I love eating this dish at room temperature. That allows the robust ramp and morel vinaigrette time to marinate and marry with the leeks. Either served warm right out of the SV1, room temperature or chilled this spring salad is sure to satisfy. 


For the Leeks:

• 6 large leeks, trimmed and cleaned

• 3 tablespoons olive oil

• Kosher salt 

Leek salad ingredients

For the Morel and Ramp vinaigrette:

• 1/4 cup apple cider vinegar, raw

• 2 ramps, sustainably foraged or farmed, cleaned and chopped

• 1 tablespoon Dijon mustard

• 1 tablespoon walnut oil

• 3/4 cup olive oil, evcp or similar

• Kosher salt

• Black pepper

• 1/2 pound morel mushrooms, sustainably foraged, washed thoroughly and dried, 1/2 pound fresh equals to 1 ounce dried and reconstituted

• 2 eggs, hard boiled, optional, whites and yolks separated and chopped 

Whisking vinaigrette


1. Preheat the SV1 to 85C/185F

2. Place the cleaned leeks in an appropriately sized VacMaster bag(s) and using a VacMaster chamber or suction machine vacuum pack the bag.

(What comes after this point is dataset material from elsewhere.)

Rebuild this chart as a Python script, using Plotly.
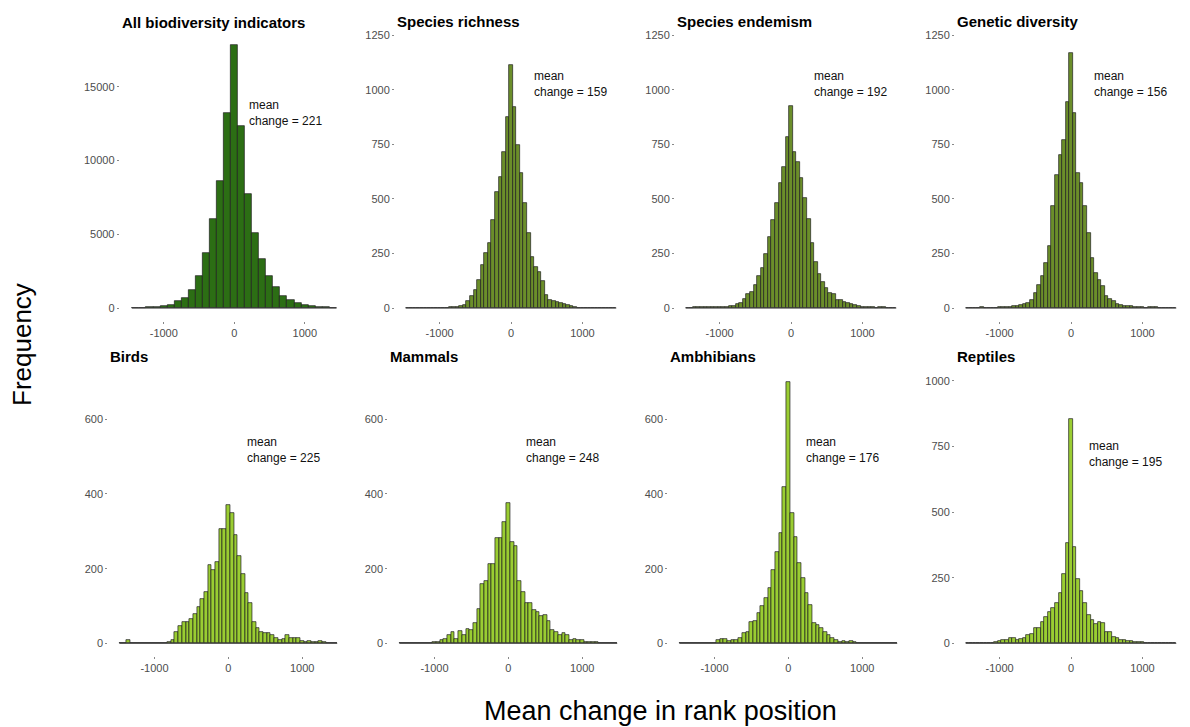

3. Place the bagged leeks in the water bath of the SV1 and cook for 1 or 2 hours or until the leeks are tender and feel soft when gently squeezed.

4. In a medium sized bowl and using a whisk blend the vinegar, ramps, and mustard until smooth.

5. Slowly add the walnut oil and 1/2 cup of the olive oil until well blended.

6. Season with salt and pepper, to taste, reserve

7. Heat the remaining 1/4 cup of oil in a large heavy bottomed sauté pan over high heat.

8. Add the mushrooms and cook until golden brown.

9. Season with salt and pepper, to taste.

10. Remove the mushrooms from the heat and leave them whole, halved or coarsely chop them.

11. Fold the warm mushrooms and any oil from the pan into the vinaigrette.

12. Spoon the vinaigrette over the leeks and sprinkle over the optional hardboiled egg whites and yolks

13. Serve immediately or at room temperature.